Hace tiempo solicité a un asesor financiero que me calculase cuánto dinero necesitaría tener ahorrado para jubilarme con una pensión de treinta mil euros brutos anuales. Por supuesto, el montante habría de cumplir ciertas condiciones: en primer lugar, debería ser suficiente para cubrir mis necesidades durante veinticinco o treinta años más, de acuerdo con la esperanza de vida. En segundo lugar, yo estimaba la capacidad adquisitiva de treinta mil euros de hoy, no de mañana, por lo cual era preciso actualizarla conforme a una inflación hipotética (que pactamos sería de un tres por ciento). Finalmente, no tuvimos en cuenta la pensión pública, entre otras cosas porque a día de hoy su concreción definitiva resulta un misterio sujeto a la demografía, la productividad y el capricho de los políticos. El asesor financiero se puso manos a la obra y al cabo de unas semanas me comunicó que, para poder retirarme dentro de treinta años, tendría que acumular cerca de un millón y medio de euros. Le miré con cara de asombro, le di las gracias y me despedí. Recuerdo que, en ese momento, tuve la sensación de que los planes de pensiones están programados para los muy ricos, para desgravar impuestos (con trampa) o para redondear la Seguridad Social, aunque no como una alternativa a ella. ¿Qué trabajador puede reunir esta cantidad? ¿Cuánto habría que economizar al año? ¿Con los remanentes de qué salario? ¿Y los que trabajan en precario? ¿Y los parados? ¿Y si la bolsa no sube? Recuerdo que también pensé que la sociedad se enfrenta a un rompecabezas insoluble y que, de todos modos, el beneficiario último de la privatización de las jubilaciones no serían los trabajadores ni las clases medias, sino la industria financiera. No niego la relevancia del ahorro individual, pero sí que conviene relativizar algunos de los dogmas neoliberales. Quiero decir que, detrás de la enorme prosperidad de la segunda mitad del siglo XX, se encuentra también una visión de lo público que exige un espacio propio. La industria privada debe complementarlo, no sustituirlo. Al menos no de una forma tan banal como a veces se pretende desde el poder.

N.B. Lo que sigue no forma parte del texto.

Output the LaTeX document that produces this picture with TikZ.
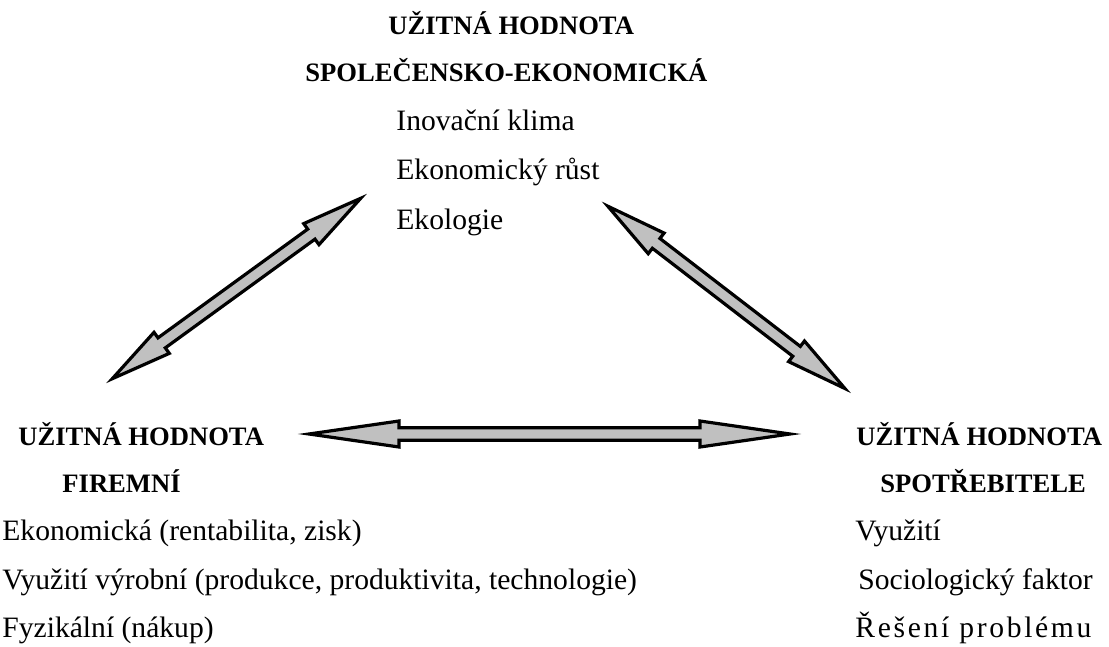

¿Funciona mejor la sanidad privada que la pública? En según qué aspectos quizá sí, aunque globalmente sea discutible. Como mínimo, la experiencia presupuestaria de los Estados Unidos nos demuestra que no es más barata que la europea, sino más bien al contrario. En el caso de las pensiones me temo que sucedería algo similar: unos pocos saldrían ganando frente a una mayoría que no. Pero lo que me interesa destacar es la dificultad de hallar soluciones efectivas. ¿Cómo lograremos mantener la Seguridad Social si la demografía y el crecimiento económico no juegan a nuestro favor? ¿Cómo estimular la productividad en una época marcada por el estancamiento tecnológico y científico, como señala Tyler Cowen? ¿Los beneficios de hoy no equivalen a la carestía de mañana? Muchas preguntas para las que carezco de respuestas convincentes, aunque sí de algunas certezas. La principal es que nos equivocamos al demonizar lo público a la ligera. La segunda se refiere a la importancia crucial del reformismo responsable y de la sobriedad. Y la tercera sostiene que la complejidad de nuestro mundo requiere la colaboración mutua entre lo público y lo privado más que la bipolaridad maniquea de enfrentar a uno contra el otro.